Enquanto representantes da vibrante comunidade europeia das pequenas empresas, encorajamos os Estados-Membros da UE a continuarem a defender os valores da privacidade, da cibersegurança e da proteção de dados. Estes princípios não só se alinham com o compromisso da UE para com os direitos humanos, como também servem de base para um ambiente empresarial próspero e competitivo. Defendamos e reforcemos estes princípios, assegurando que a UE continua a ser um defensor da privacidade no mercado mundial.

Por estas razões, convidamo-lo a

  • Assegurar que a posição do Conselho seja alinhada, tanto quanto possível, com a do Parlamento Europeu. Isto permitirá uma adoção mais rápida do regulamento, com base no importante trabalho do Parlamento Europeu.

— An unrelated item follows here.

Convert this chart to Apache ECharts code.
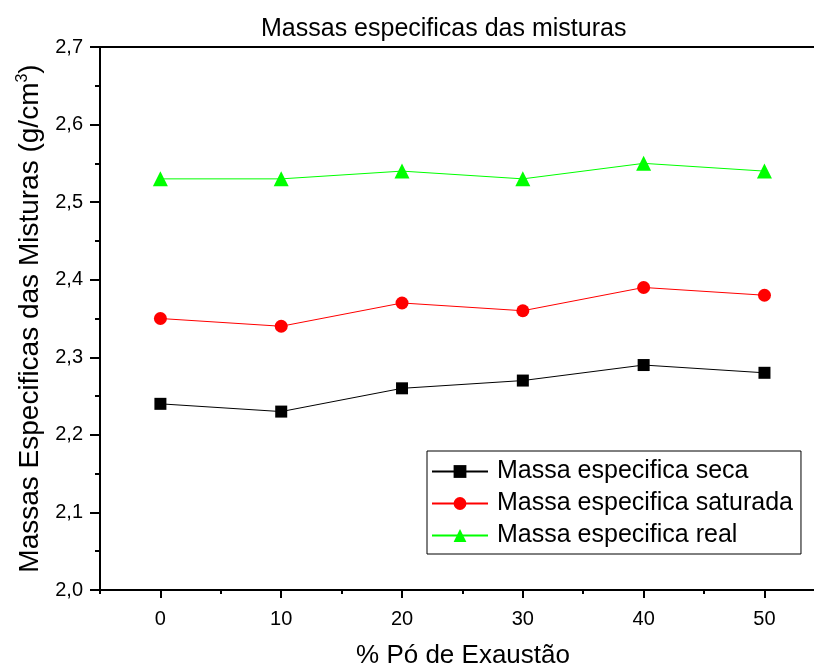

  • Manter o elevado nível de direitos fundamentais - e, em particular, de proteção de dados - de que gozam os cidadãos na União Europeia.
  • Abster-se de obrigar empresas como a nossa a efetuar a vigilância em massa da correspondência privada em nome de agências de aplicação da lei.
  • Garantir um elevado nível de cibersegurança na UE, protegendo a cifragem de ponta a ponta e introduzindo no texto as salvaguardas necessárias. O controlo do lado do cliente e as backdoors, em particular, não devem ser obrigatórios.
  • Preservar a confidencialidade da correspondência.
  • Minimizar o ónus administrativo da proposta, tornando-a mais eficaz e eficiente, através de alternativas à digitalização em massa.